Augusto Lopez-Claros, the chief economist and director of the Global Competitiveness Program at the World Economic Forum (WEF), gave a presentation entitled “What economic systems and policies are compatible with protection of the environment?”
Drawing on data from studies he has done for the WEF, Dr. Lopez-Claros noted that the top 20 countries in terms of environmentally responsible polices are also among the top countries in terms of global economic success.
“There is a positive correlation between environmental and social responsibility and economic competitiveness,” said Dr. Lopez-Claros.
Poppy Villiers-Stuart, a training officer specializing in sustainable development at the University of Brighton, gave a presentation about “community empowerment” and said that “these issues of climate change need to be integrated into the grassroots dialogue of the Bahá’í community.”
“The pivot of the Bahá’í teachings is oneness,” said Ms.

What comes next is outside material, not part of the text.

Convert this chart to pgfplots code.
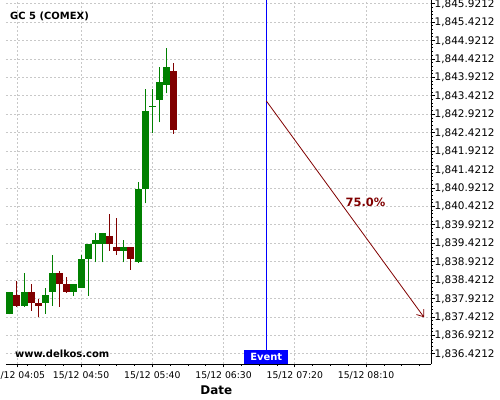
\documentclass[border=0pt]{standalone}
\usepackage{fontspec}
\setmainfont{DejaVu Sans}
\usepackage{pgfplots}
\pgfplotsset{compat=1.18}
\usetikzlibrary{arrows.meta}
\definecolor{cgreen}{RGB}{0,128,0}
\definecolor{cred}{RGB}{128,0,0}
\definecolor{gridc}{RGB}{200,200,200}
\begin{document}
\begin{tikzpicture}
\begin{axis}[
  at={(0,0)}, anchor=south west,
  scale only axis, width=425bp, height=364bp,
  xmin=-2.7, xmax=295.6, ymin=1836.1423, ymax=1846.0175,
  axis x line*=bottom, axis y line*=right,
  axis line style={line width=0.9bp, black},
  xtick={5,50,100,150,200,250},
  xticklabels={15/12 04:05,15/12 04:50,15/12 05:40,15/12 06:30,15/12 07:20,15/12 08:10},
  minor xtick={12.5,25,37.5,62.5,75,87.5,112.5,125,137.5,162.5,175,187.5,212.5,225,237.5,262.5,275,287.5},
  ytick={1836.4212,1836.9212,1837.4212,1837.9212,1838.4212,1838.9212,1839.4212,1839.9212,1840.4212,1840.9212,1841.4212,1841.9212,1842.4212,1842.9212,1843.4212,1843.9212,1844.4212,1844.9212,1845.4212,1845.9212},
  yticklabels={{1,836.4212},{1,836.9212},{1,837.4212},{1,837.9212},{1,838.4212},{1,838.9212},{1,839.4212},{1,839.9212},{1,840.4212},{1,840.9212},{1,841.4212},{1,841.9212},{1,842.4212},{1,842.9212},{1,843.4212},{1,843.9212},{1,844.4212},{1,844.9212},{1,845.4212},{1,845.9212}},
  minor y tick num=4,
  tick align=outside,
  major tick length=3.5bp, minor tick length=2bp,
  tick style={black, line width=0.6bp},
  grid=major,
  major grid style={gridc, dash pattern=on 2bp off 2bp, line width=0.6bp},
  xticklabel style={font=\fontsize{9.3}{11}\selectfont, inner sep=0pt, anchor=north, yshift=-4bp},
  yticklabel style={font=\fontsize{10.5}{12}\selectfont, inner sep=0pt, anchor=base west, yshift=-3.7bp},
  xlabel={Date},
  xlabel style={font=\bfseries\fontsize{12}{14}\selectfont, at={(rel axis cs:0.495,0)}, anchor=base, yshift=-30.3bp, inner sep=0pt},
]
% green wicks
\addplot[cgreen, line width=1bp, unbounded coords=jump, forget plot] coordinates {
(0,1837.490)(0,1838.096) (0,nan)
(10,1837.697)(10,1838.603) (10,nan)
(25,1837.499)(25,1838.204) (25,nan)
(30,1837.716)(30,1839.099) (30,nan)
(45,1837.995)(45,1838.313) (45,nan)
(50,1838.204)(50,1839.099) (50,nan)
(55,1837.995)(55,1839.398) (55,nan)
(60,1838.901)(60,1839.696) (60,nan)
(65,1838.901)(65,1839.696) (65,nan)
(80,1838.901)(80,1839.506) (80,nan)
(90,1838.891)(90,1841.088) (90,nan)
(95,1840.502)(95,1843.595) (95,nan)
(100,1842.401)(100,1843.595) (100,nan)
(105,1842.700)(105,1844.192) (105,nan)
(110,1843.486)(110,1844.707)
};
% green bodies
\addplot[cgreen, line width=7bp, unbounded coords=jump, forget plot] coordinates {
(0,1837.507)(0,1838.096) (0,nan)
(10,1837.716)(10,1838.096) (10,nan)
(25,1837.805)(25,1838.014) (25,nan)
(30,1838.096)(30,1838.611) (30,nan)
(45,1838.104)(45,1838.313) (45,nan)
(50,1838.204)(50,1838.991) (50,nan)
(55,1838.991)(55,1839.398) (55,nan)
(60,1839.398)(60,1839.506) (60,nan)
(65,1839.398)(65,1839.696) (65,nan)
(80,1839.208)(80,1839.317) (80,nan)
(90,1838.918)(90,1840.890) (90,nan)
(95,1840.890)(95,1843.006) (95,nan)
(105,1843.305)(105,1843.793) (105,nan)
(110,1843.720)(110,1844.200)
};
% doji
\addplot[cgreen, only marks, mark=-, mark size=3.5bp, mark options={line width=1bp}, forget plot] coordinates {(100,1843.134)};
% red wicks
\addplot[cred, line width=1bp, unbounded coords=jump, forget plot] coordinates {
(5,1837.697)(5,1838.386) (5,nan)
(15,1837.588)(15,1838.313) (15,nan)
(20,1837.409)(20,1837.898) (20,nan)
(35,1837.697)(35,1838.674) (35,nan)
(40,1838.077)(40,1838.495) (40,nan)
(70,1839.208)(70,1840.212) (70,nan)
(75,1839.099)(75,1840.103) (75,nan)
(85,1838.693)(85,1839.317) (85,nan)
(115,1842.390)(115,1844.300)
};
% red bodies
\addplot[cred, line width=7bp, unbounded coords=jump, forget plot] coordinates {
(5,1837.716)(5,1838.014) (5,nan)
(15,1837.805)(15,1838.096) (15,nan)
(20,1837.716)(20,1837.805) (20,nan)
(35,1838.313)(35,1838.611) (35,nan)
(40,1838.104)(40,1838.313) (40,nan)
(70,1839.398)(70,1839.615) (70,nan)
(75,1839.208)(75,1839.317) (75,nan)
(85,1838.991)(85,1839.317) (85,nan)
(115,1842.499)(115,1844.091)
};
% event line
\addplot[blue, line width=1bp, forget plot] coordinates {(180,1836.1423) (180,1846.0175)};
% forecast arrow
\addplot[cred, line width=0.8bp, -{Straight Barb[length=6bp,width=9bp]}, forget plot] coordinates {(180,1843.28) (290.7,1837.41)};
\node[cred, font=\bfseries\fontsize{11.5}{13}\selectfont, inner sep=0pt] at (axis cs:249.6,1840.524) {75.0\%};
\node[fill=blue, text=white, font=\bfseries\fontsize{10}{12}\selectfont, anchor=south, minimum width=44bp, minimum height=14bp, inner sep=0pt] at (axis cs:180,1836.1423) {Event};
\end{axis}
\node[anchor=base west, inner sep=0pt, font=\bfseries\fontsize{10}{12}\selectfont] at (4bp,344.7bp) {GC 5 (COMEX)};
\node[anchor=base west, inner sep=0pt, font=\bfseries\fontsize{10}{12}\selectfont] at (9bp,6.7bp) {www.delkos.com};
\pgfresetboundingbox
\useasboundingbox (-6bp,-36bp) rectangle (494bp,364bp);
\end{tikzpicture}
\end{document}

Villiers-Stuart. “Every part of the universe is connected. If we could explore the teachings of the Faith to value the role of the earth in our spiritual development, this will naturally make us want to love and be connected to it, which will help sustainable development.”
One way to “inspire this kind of connection” in young people, Ms. Villiers-Stuart suggested, is through the “junior youth animator course,” a spiritual empowerment course for 11-15 year olds. Young people, she suggested, are “most idealistic and have the energy to make change. It is young people who will be able to embody these ideals.”